Bezos, in particular, “is expected to face an onslaught of critiques, with questions as varied as Amazon’s labor conditions and market power and his status as the richest person in the world,” David McCabe and Karen Weise observe in The New York Times. The headline of their story reads: “Jeff Bezos Cast in a Role He Never Wanted: Amazon’s D.C. Defender.”
“Bezos “has jumped at opportunities to cast himself as a statesman -- the savior of The Washington Post, who holds court among the country’s elite. At the same time, he has eschewed the day-to-day grind of bolstering Amazon’s influence with policymakers,” they write, pointing out that he has taken a “hands-off approach” with Amazon’ policy and communications group, which employs more than 800 advocates globally.
“Avery Gardiner, general counsel and senior fellow for competition, data, and power at the Center for Democracy and Technology, a nonprofit that works to shape tech policy, told Business Insider she expects Bezos will, first and foremost, have to supply answers to inquiries relating to Amazon's private-label business,” writes BI’s Avery Hartmans.
“A Wall Street Journalreport from April found that Amazon was using trend data gleaned from third-party sellers in order to develop its own private-label products. While offering private-label products in stores is nothing new, the committee is likely to explore whether Amazon wields more power as a digital marketplace than a brick-and-mortar store would,” Hartmans continues.
“By extension, Bezos will likely be asked who he sees as Amazon's most robust competitors -- in that case, Gardiner said, we're likely to hear a lot about how Amazon competes with Walmart.”
In The Wall Street Journal this morning, Sebastian Herrera points out that Bezos likes to “stick to folksy talking points about Amazon’s rise” but he will be facing a tougher crowd than usual when he faces the House Antitrust Subcommittee.
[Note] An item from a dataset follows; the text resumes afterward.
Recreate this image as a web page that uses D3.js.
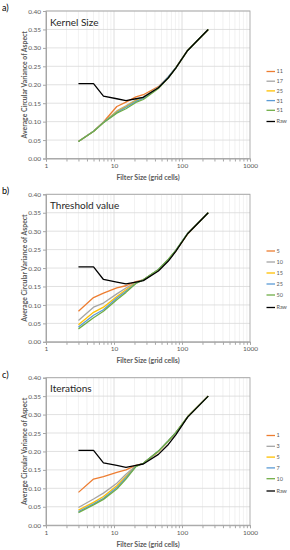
<!DOCTYPE html>
<html>
<head>
<meta charset="utf-8">
<script src="https://cdn.jsdelivr.net/npm/d3@7"></script>
<style>
  body { margin: 0; background: #fff; }
  svg text { font-family: Lato, "Open Sans", sans-serif; }
</style>
</head>
<body>
<div id="chart"></div>
<script>
// filter sizes (x) shared by every series
var filterSizes = [3, 5, 7, 11, 15, 21, 27, 45, 63, 81, 121, 243];
var rawValues   = [0.203, 0.203, 0.169, 0.162, 0.157, 0.162, 0.166, 0.192, 0.219, 0.245, 0.293, 0.35];

var kernelLabels = ['11', '17', '25', '31', '51'];
var kernel11 = [0.046, 0.074, 0.099, 0.141, 0.153, 0.167, 0.173, 0.195, 0.221, 0.246, 0.293, 0.35];
var kernel17 = [0.046, 0.074, 0.098, 0.129, 0.143, 0.159, 0.167, 0.193, 0.220, 0.246, 0.293, 0.35];
var kernel25 = [0.046, 0.074, 0.098, 0.127, 0.141, 0.157, 0.165, 0.192, 0.220, 0.246, 0.293, 0.35];
var kernel31 = [0.046, 0.074, 0.098, 0.125, 0.139, 0.155, 0.163, 0.192, 0.222, 0.246, 0.293, 0.35];
var kernel51 = [0.046, 0.073, 0.097, 0.123, 0.135, 0.152, 0.160, 0.190, 0.219, 0.245, 0.293, 0.35];

var thresholdLabels = ['5', '10', '15', '25', '50'];
var thresh5  = [0.083, 0.120, 0.132, 0.146, 0.152, 0.163, 0.168, 0.195, 0.222, 0.247, 0.293, 0.35];
var thresh10 = [0.058, 0.094, 0.105, 0.130, 0.146, 0.161, 0.168, 0.195, 0.222, 0.247, 0.293, 0.35];
var thresh15 = [0.046, 0.080, 0.094, 0.123, 0.141, 0.160, 0.168, 0.195, 0.223, 0.247, 0.293, 0.35];
var thresh25 = [0.040, 0.072, 0.087, 0.119, 0.137, 0.159, 0.168, 0.196, 0.223, 0.248, 0.294, 0.35];
var thresh50 = [0.035, 0.065, 0.083, 0.114, 0.134, 0.158, 0.168, 0.196, 0.224, 0.248, 0.294, 0.35];

var iterLabels = ['1', '3', '5', '7', '10'];
var iter1  = [0.089, 0.125, 0.132, 0.143, 0.150, 0.162, 0.168, 0.200, 0.228, 0.250, 0.294, 0.35];
var iter3  = [0.048, 0.071, 0.087, 0.114, 0.138, 0.161, 0.168, 0.200, 0.228, 0.250, 0.294, 0.35];
var iter5  = [0.041, 0.062, 0.078, 0.107, 0.132, 0.160, 0.168, 0.200, 0.228, 0.251, 0.294, 0.35];
var iter7  = [0.037, 0.058, 0.073, 0.102, 0.129, 0.160, 0.168, 0.201, 0.229, 0.251, 0.294, 0.35];
var iter10 = [0.034, 0.055, 0.070, 0.098, 0.125, 0.159, 0.168, 0.201, 0.229, 0.251, 0.294, 0.35];

var xTicks = [1, 10, 100, 1000];
var yTicks = [0, 0.05, 0.10, 0.15, 0.20, 0.25, 0.30, 0.35, 0.40];
var colors = ['#ED7D31', '#A5A5A5', '#FFC000', '#5B9BD5', '#70AD47'];

var panels = [
  {tag: 'a)', title: 'Kernel Size', labels: kernelLabels,
   series: [kernel11, kernel17, kernel25, kernel31, kernel51], top: 11, legTop: 71.5, legGap: 9.7},
  {tag: 'b)', title: 'Threshold value', labels: thresholdLabels,
   series: [thresh5, thresh10, thresh15, thresh25, thresh50], top: 194.3, legTop: 251, legGap: 11},
  {tag: 'c)', title: 'Iterations', labels: iterLabels,
   series: [iter1, iter3, iter5, iter7, iter10], top: 377.7, legTop: 435.5, legGap: 10.8}
];

var svg = d3.select('#chart').append('svg')
  .attr('width', 290)
  .attr('height', 550);

var left = 46, right = 250, plotH = 147.5;

var x = d3.scaleLog().domain([1, 1000]).range([left, right]);

// minor log ticks 1..9, 10..90, 100..900
var minorTicks = [];
[1, 10, 100].forEach(function(dec) {
  for (var i = 2; i <= 9; i++) minorTicks.push(dec * i);
});

panels.forEach(function(p) {
  var y = d3.scaleLinear().domain([0, 0.4]).range([p.top + plotH, p.top]);
  var g = svg.append('g');

  // grid
  g.selectAll('.vminor').data(minorTicks).enter().append('line')
    .attr('x1', d => x(d)).attr('x2', d => x(d))
    .attr('y1', p.top).attr('y2', p.top + plotH)
    .attr('stroke', '#ececec').attr('stroke-width', 0.7);
  g.selectAll('.vmajor').data([10, 100]).enter().append('line')
    .attr('x1', d => x(d)).attr('x2', d => x(d))
    .attr('y1', p.top).attr('y2', p.top + plotH)
    .attr('stroke', '#d6d6d6').attr('stroke-width', 0.8);
  g.selectAll('.hgrid').data(yTicks.slice(1)).enter().append('line')
    .attr('x1', left).attr('x2', right)
    .attr('y1', d => y(d)).attr('y2', d => y(d))
    .attr('stroke', '#d9d9d9').attr('stroke-width', 0.8);

  // plot frame
  g.append('rect')
    .attr('x', left).attr('y', p.top)
    .attr('width', right - left).attr('height', plotH)
    .attr('fill', 'none').attr('stroke', '#a6a6a6').attr('stroke-width', 0.9);

  // axes
  var xAxis = d3.axisBottom(x).tickValues(xTicks.concat(minorTicks))
    .tickFormat(d => xTicks.indexOf(d) >= 0 ? d : '')
    .tickSize(3).tickPadding(2);
  var xg = g.append('g')
    .attr('transform', `translate(0,${p.top + plotH})`)
    .call(xAxis);
  xg.select('.domain').attr('stroke', '#a6a6a6');
  xg.selectAll('.tick line').attr('stroke', '#a6a6a6');
  xg.selectAll('text').attr('fill', '#595959').style('font-size', '6.5px');

  var yAxis = d3.axisLeft(y).tickValues(yTicks)
    .tickFormat(d3.format('.2f')).tickSize(3).tickPadding(2);
  var yg = g.append('g')
    .attr('transform', `translate(${left},0)`)
    .call(yAxis);
  yg.select('.domain').attr('stroke', '#a6a6a6');
  yg.selectAll('.tick line').attr('stroke', '#a6a6a6');
  yg.selectAll('text').attr('fill', '#595959').style('font-size', '6.5px');

  // axis titles
  g.append('text')
    .attr('x', (left + right) / 2)
    .attr('y', p.top + plotH + 21.5)
    .attr('text-anchor', 'middle')
    .attr('fill', '#595959')
    .style('font-size', '7px').style('font-weight', 'bold')
    .text('Filter Size (grid cells)');
  g.append('text')
    .attr('transform', `translate(26.5,${p.top + plotH / 2}) rotate(-90)`)
    .attr('text-anchor', 'middle')
    .attr('fill', '#595959')
    .style('font-size', '6.8px').style('font-weight', 'bold')
    .text('Average Circular Variance of Aspect');

  // panel tag and title
  g.append('text')
    .attr('x', 2).attr('y', p.top)
    .attr('fill', '#000')
    .style('font-size', '9px')
    .text(p.tag);
  g.append('text')
    .attr('x', 50).attr('y', p.top + 14.5)
    .attr('fill', '#262626')
    .style('font-size', '10px')
    .text(p.title);

  // lines
  var line = d3.line()
    .x((d, i) => x(filterSizes[i]))
    .y(d => y(d));

  p.series.forEach(function(s, i) {
    g.append('path')
      .datum(s)
      .attr('d', line)
      .attr('fill', 'none')
      .attr('stroke', colors[i])
      .attr('stroke-width', 1.3)
      .attr('stroke-linejoin', 'round');
  });
  g.append('path')
    .datum(rawValues)
    .attr('d', line)
    .attr('fill', 'none')
    .attr('stroke', '#000')
    .attr('stroke-width', 1.3)
    .attr('stroke-linejoin', 'round');

  // legend
  var legItems = p.labels.map((l, i) => ({label: l, color: colors[i]}));
  legItems.push({label: 'Raw', color: '#000'});
  legItems.forEach(function(d, i) {
    var ly = p.legTop + i * p.legGap + (i === 5 ? 1.5 : 0);
    g.append('line')
      .attr('x1', 266.5).attr('x2', 275)
      .attr('y1', ly).attr('y2', ly)
      .attr('stroke', d.color).attr('stroke-width', 1.3);
    g.append('text')
      .attr('x', 276.5).attr('y', ly)
      .attr('dy', '0.35em')
      .attr('fill', '#595959')
      .style('font-size', '5.5px')
      .text(d.label);
  });
});
</script>
</body>
</html>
“Former Amazon executives say they expect Mr. Bezos to prepare carefully and to maintain discipline in sharing several messages that have come up frequently in the company’s responses to scrutiny and criticism.
“One is that while Amazon accounts for a large volume of e-commerce sales, its overall size in U.S. retail is much smaller. Another is its ‘customer obsession,’ one of 14 principles long touted by Mr. Bezos and his team as an explanation for the company’s competitive behavior.”
Over on Vox, Jason Del Rey says “it’s about time” Bezos got grilled.
“Other people impacted by Amazon policies work in Amazon warehouses and delivery centers, earning pay rates and benefits that are often superior to that offered by retail competitors -- but some of these workers say they are asked to hit performance marks that some say are more suited to robots than humans. And then there are Amazon’s competitors -- big and small across a growing number of industries -- that have been flattened in the tech giant’s wake. When it comes to online retail, the pandemic has only accelerated the trend to online shopping and given Amazon a new leg up over many of its traditional retail competitors,” Del Ray writes.
Look for other issues to emerge during hearings, too, Brian Fung writes for CNN Business.
“In some sense, the hearings can be viewed as a culmination of years of mounting scrutiny and criticism of the tech industry's impact on privacy, civil discourse, hate speech and elections. But those issues may have less to do with specific antitrust claims than a perception that the platforms have simply become essential services. Still, even though those issues are less directly tied to competition, many analysts widely expect them to be raised at the hearing.”